====== Supplied data ======

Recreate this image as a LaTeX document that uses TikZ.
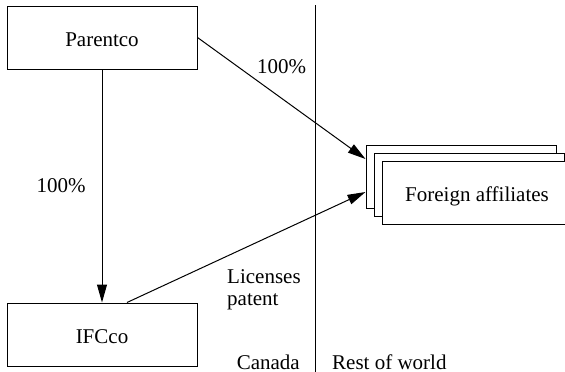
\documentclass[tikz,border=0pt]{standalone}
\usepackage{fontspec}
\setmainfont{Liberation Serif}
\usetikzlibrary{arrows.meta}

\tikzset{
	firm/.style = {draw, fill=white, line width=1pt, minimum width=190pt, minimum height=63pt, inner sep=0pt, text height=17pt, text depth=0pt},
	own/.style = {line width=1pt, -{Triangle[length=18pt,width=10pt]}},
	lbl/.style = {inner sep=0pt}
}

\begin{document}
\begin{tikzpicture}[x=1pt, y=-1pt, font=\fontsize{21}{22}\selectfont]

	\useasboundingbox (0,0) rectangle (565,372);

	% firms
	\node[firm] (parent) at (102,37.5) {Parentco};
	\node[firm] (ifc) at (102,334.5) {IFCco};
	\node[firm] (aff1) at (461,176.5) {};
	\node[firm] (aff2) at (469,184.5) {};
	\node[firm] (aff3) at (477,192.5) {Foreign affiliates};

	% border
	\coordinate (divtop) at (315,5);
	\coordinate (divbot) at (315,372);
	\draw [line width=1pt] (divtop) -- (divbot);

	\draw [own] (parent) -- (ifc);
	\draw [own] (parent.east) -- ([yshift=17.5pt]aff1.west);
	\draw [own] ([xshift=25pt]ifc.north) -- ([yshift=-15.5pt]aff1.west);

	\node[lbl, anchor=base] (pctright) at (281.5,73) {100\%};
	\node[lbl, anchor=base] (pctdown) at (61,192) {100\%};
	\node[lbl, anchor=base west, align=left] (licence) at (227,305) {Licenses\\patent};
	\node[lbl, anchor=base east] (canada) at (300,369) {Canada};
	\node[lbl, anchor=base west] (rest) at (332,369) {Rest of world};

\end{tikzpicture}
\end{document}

======

Working from the lines above, reproduce the material exactly and exclude its pictures.

> [Worked answer]:
Recreate this image as a LaTeX document that uses TikZ.
\documentclass[tikz,border=0pt]{standalone}
\usepackage{fontspec}
\setmainfont{Liberation Serif}
\usetikzlibrary{arrows.meta}

\tikzset{
	firm/.style = {draw, fill=white, line width=1pt, minimum width=190pt, minimum height=63pt, inner sep=0pt, text height=17pt, text depth=0pt},
	own/.style = {line width=1pt, -{Triangle[length=18pt,width=10pt]}},
	lbl/.style = {inner sep=0pt}
}

\begin{document}
\begin{tikzpicture}[x=1pt, y=-1pt, font=\fontsize{21}{22}\selectfont]

	\useasboundingbox (0,0) rectangle (565,372);

	% firms
	\node[firm] (parent) at (102,37.5) {Parentco};
	\node[firm] (ifc) at (102,334.5) {IFCco};
	\node[firm] (aff1) at (461,176.5) {};
	\node[firm] (aff2) at (469,184.5) {};
	\node[firm] (aff3) at (477,192.5) {Foreign affiliates};

	% border
	\coordinate (divtop) at (315,5);
	\coordinate (divbot) at (315,372);
	\draw [line width=1pt] (divtop) -- (divbot);

	\draw [own] (parent) -- (ifc);
	\draw [own] (parent.east) -- ([yshift=17.5pt]aff1.west);
	\draw [own] ([xshift=25pt]ifc.north) -- ([yshift=-15.5pt]aff1.west);

	\node[lbl, anchor=base] (pctright) at (281.5,73) {100\%};
	\node[lbl, anchor=base] (pctdown) at (61,192) {100\%};
	\node[lbl, anchor=base west, align=left] (licence) at (227,305) {Licenses\\patent};
	\node[lbl, anchor=base east] (canada) at (300,369) {Canada};
	\node[lbl, anchor=base west] (rest) at (332,369) {Rest of world};

\end{tikzpicture}
\end{document}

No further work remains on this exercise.